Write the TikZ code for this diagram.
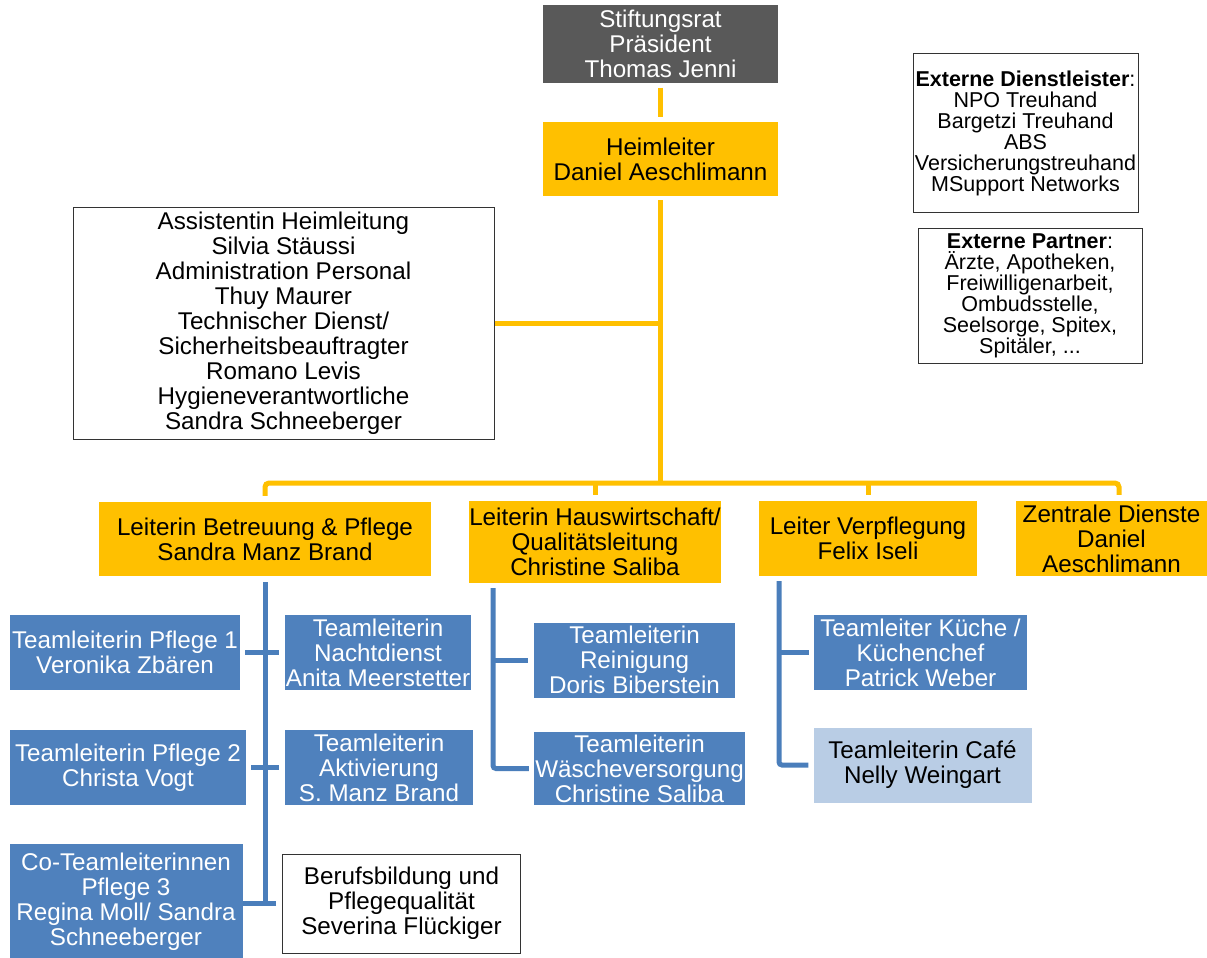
\documentclass[tikz,border=0pt]{standalone}
\usepackage{fontspec}
\setmainfont{Liberation Sans}
\definecolor{orgc}{HTML}{FFC000}
\definecolor{grayc}{HTML}{595959}
\definecolor{bluec}{HTML}{4F81BD}
\definecolor{bluelc}{HTML}{4A7EBB}
\definecolor{lbluec}{HTML}{B9CDE5}
\tikzset{
  box/.style={inner sep=0pt, align=center, font=\fontsize{24.2}{25}\selectfont},
  obox/.style={box, fill=orgc, text=black},
  gbox/.style={box, fill=grayc, text=white},
  bbox/.style={box, fill=bluec, text=white},
  lbbox/.style={box, fill=lbluec, text=black},
  wbox/.style={box, draw=black!80, line width=1pt, fill=white},
  ebox/.style={wbox, font=\fontsize{21.5}{21}\selectfont},
  oline/.style={draw=orgc, line width=5pt},
  bline/.style={draw=bluelc, line width=5pt},
}
\begin{document}
\begin{tikzpicture}[x=1pt, y=-1pt]
\useasboundingbox (0,0) rectangle (1207,958);
\fill[white] (0,0) rectangle (1207,958);

% top
\node[gbox, minimum width=235pt, minimum height=77pt] (stift) at (660.5,44) {Stiftungsrat\\Präsident\\Thomas Jenni};
\node[obox, minimum width=235pt, minimum height=74pt] (heim) at (660.5,159) {Heimleiter\\Daniel Aeschlimann};
\node[wbox, minimum width=421pt, minimum height=232pt] (assist) at (283.5,323) {Assistentin Heimleitung\\Silvia Stäussi\\Administration Personal\\Thuy Maurer\\Technischer Dienst/\\Sicherheitsbeauftragter\\Romano Levis\\Hygieneverantwortliche\\Sandra Schneeberger};

% external
\node[ebox, minimum width=225pt, minimum height=158pt] (extd) at (1025.5,133) {\textbf{Externe Dienstleister}:\\NPO Treuhand\\Bargetzi Treuhand\\ABS\\Versicherungstreuhand\\MSupport Networks};
\node[ebox, minimum width=224pt, minimum height=135pt] (extp) at (1030,295.5) {\textbf{Externe Partner}:\\Ärzte, Apotheken,\\Freiwilligenarbeit,\\Ombudsstelle,\\Seelsorge, Spitex,\\Spitäler, ...};

% second level
\node[obox, minimum width=332pt, minimum height=74pt] (betr) at (265,539) {Leiterin Betreuung \& Pflege\\Sandra Manz Brand};
\node[obox, minimum width=250pt, minimum height=82pt] (haus) at (595,542) {Leiterin Hauswirtschaft/\\Qualitätsleitung\\Christine Saliba};
\node[obox, minimum width=218pt, minimum height=75pt] (verpf) at (868,538.5) {Leiter Verpflegung\\Felix Iseli};
\node[obox, minimum width=191pt, minimum height=75pt] (zentr) at (1111.5,538.5) {Zentrale Dienste\\Daniel\\Aeschlimann};

% teams Betreuung
\node[bbox, minimum width=230pt, minimum height=75pt] (pfl1) at (125,652.5) {Teamleiterin Pflege 1\\Veronika Zbären};
\node[bbox, minimum width=186pt, minimum height=75pt] (nacht) at (378,652.5) {Teamleiterin\\Nachtdienst\\Anita Meerstetter};
\node[bbox, minimum width=236pt, minimum height=75pt] (pfl2) at (128,767.5) {Teamleiterin Pflege 2\\Christa Vogt};
\node[bbox, minimum width=188pt, minimum height=75pt] (aktiv) at (379,767.5) {Teamleiterin\\Aktivierung\\S. Manz Brand};
\node[bbox, minimum width=233pt, minimum height=116pt] (co) at (126,902) {Co-Teamleiterinnen\\Pflege 3\\Regina Moll/ Sandra\\Schneeberger};
\node[wbox, minimum width=238pt, minimum height=99pt] (beruf) at (401.5,903.5) {Berufsbildung und\\Pflegequalität\\Severina Flückiger};

% teams Hauswirtschaft
\node[bbox, minimum width=201pt, minimum height=75pt] (rein) at (634.5,660) {Teamleiterin\\Reinigung\\Doris Biberstein};
\node[bbox, minimum width=211pt, minimum height=73pt] (waesche) at (639.5,768.5) {Teamleiterin\\Wäscheversorgung\\Christine Saliba};

% teams Verpflegung
\node[bbox, minimum width=213pt, minimum height=75pt] (kueche) at (920.5,652.5) {Teamleiter Küche /\\Küchenchef\\Patrick Weber};
\node[lbbox, minimum width=218pt, minimum height=75pt] (cafe) at (922.5,765) {Teamleiterin Café\\Nelly Weingart};

% orange connectors
\coordinate (bus) at (0,483);
\coordinate (zd) at ([xshift=7.5pt]zentr.north);
\draw[oline] ([yshift=-5pt]stift.south) -- ([yshift=5pt]heim.north);
\draw[oline] ([yshift=-4pt]heim.south) -- (heim.south |- bus);
\draw[oline] (assist.east) -- (assist.east -| heim.south);
\draw[oline, rounded corners=4pt] ([yshift=6pt]betr.north) -- (betr.north |- bus) -- (zd |- bus) -- ([yshift=6pt]zd);
\draw[oline] ([yshift=6pt]haus.north) -- (haus.north |- bus);
\draw[oline] ([yshift=6pt]verpf.north) -- (verpf.north |- bus);

% blue connectors Betreuung
\draw[bline] ([yshift=-6pt]betr.south) -- ([yshift=-2.5pt]betr.south |- beruf.west);
\draw[bline] ([xshift=5pt]pfl1.east) -- ([xshift=-6pt]nacht.west);
\draw[bline] ([xshift=5pt]pfl2.east) -- ([xshift=-6pt]aktiv.west);
\draw[bline] ([xshift=-6pt]beruf.west) -- (beruf.west -| co.east);

% blue connectors Hauswirtschaft
\coordinate (t2) at (493,588);
\draw[bline, rounded corners=3pt] (t2) |- ([xshift=-5pt]waesche.west);
\draw[bline] (t2 |- rein.west) -- ([xshift=-6pt]rein.west);

% blue connectors Verpflegung
\coordinate (t3) at (779,581);
\draw[bline, rounded corners=3pt] (t3) |- ([xshift=-5pt]cafe.west);
\draw[bline] (t3 |- kueche.west) -- ([xshift=-5pt]kueche.west);
\end{tikzpicture}
\end{document}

====

▶ **EXERCISE GOAL**
Write out exactly the lines between the start of the data and the line with "minimum width=421pt, minimum", including both, but none of the pictures.

▶ **RESPONSE**
Write the TikZ code for this diagram.
\documentclass[tikz,border=0pt]{standalone}
\usepackage{fontspec}
\setmainfont{Liberation Sans}
\definecolor{orgc}{HTML}{FFC000}
\definecolor{grayc}{HTML}{595959}
\definecolor{bluec}{HTML}{4F81BD}
\definecolor{bluelc}{HTML}{4A7EBB}
\definecolor{lbluec}{HTML}{B9CDE5}
\tikzset{
  box/.style={inner sep=0pt, align=center, font=\fontsize{24.2}{25}\selectfont},
  obox/.style={box, fill=orgc, text=black},
  gbox/.style={box, fill=grayc, text=white},
  bbox/.style={box, fill=bluec, text=white},
  lbbox/.style={box, fill=lbluec, text=black},
  wbox/.style={box, draw=black!80, line width=1pt, fill=white},
  ebox/.style={wbox, font=\fontsize{21.5}{21}\selectfont},
  oline/.style={draw=orgc, line width=5pt},
  bline/.style={draw=bluelc, line width=5pt},
}
\begin{document}
\begin{tikzpicture}[x=1pt, y=-1pt]
\useasboundingbox (0,0) rectangle (1207,958);
\fill[white] (0,0) rectangle (1207,958);

% top
\node[gbox, minimum width=235pt, minimum height=77pt] (stift) at (660.5,44) {Stiftungsrat\\Präsident\\Thomas Jenni};
\node[obox, minimum width=235pt, minimum height=74pt] (heim) at (660.5,159) {Heimleiter\\Daniel Aeschlimann};
\node[wbox, minimum width=421pt, minimum height=232pt] (assist) at (283.5,323) {Assistentin Heimleitung\\Silvia Stäussi\\Administration Personal\\Thuy Maurer\\Technischer Dienst/\\Sicherheitsbeauftragter\\Romano Levis\\Hygieneverantwortliche\\Sandra Schneeberger};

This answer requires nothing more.